In your last issue, speaking of a fence post in the town of Phelps set out by John Foster 75 years ago as believed to be the oldest post in the United States, while I admit it has done good service, it is not the oldest post.  On the Kingsbury farm in the town of East Bloomfield, about three miles east of the village, there now stands a red cedar post about eight feet high that used to carry the sign reading "Joel Steele Inn," that had stood there many years before my father was born, which was in Sept. 1806, and Joel Steele was an uncle of my father's and it is less than a year since my father showed me the post. While the post does not stand quite straight, it is in apparent good condition.  The old sign of the Inn is in good order and quite a curiosity, and is in the possession of Charles Buell who lives across the road.

In connection with this my father was telling me that when he was about twelve years old, the soldiers were camped a few days on this old farm , and that while there stole a cheese out of his grandfather's kitchen.  It was discovered who stole the cheese, and the parties were publicly whipped in the yard by the house.  When the army got ready to move, they were short of teams, and forcibly took them from the farmers, some of whom clung to the lines and they were slapped by the officers with the flat side of their swords.  The teams were all returned in good order and the farmers well paid for their service.

There is now standing in the yard of Dr.

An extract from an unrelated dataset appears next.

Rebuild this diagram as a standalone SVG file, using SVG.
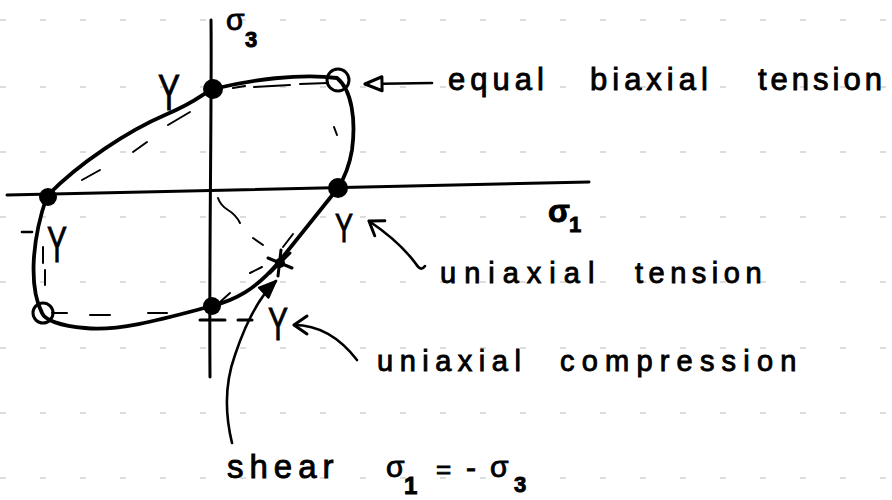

Wheeler an old oak tree in good order in which a bear was killed before 1800.  I have in my house an old wooden clock in a tall case that belonged to my father's mother and came from Massachusetts over one hundred and fifty years ago on an ox cart, and it keeps good time yet.  I have also a hall clock with brass works which my father saw made in East Bloomfield when he was about thirteen years old, and his is now ninety-six, with fine memory and good eye sight, but quite deaf.  He did all of his own ploughing when he was eighty-five.  There may be older posts, older clocks, but very few older fathers, and I am sure no better ones than Hiram Steele of East Bloomfield.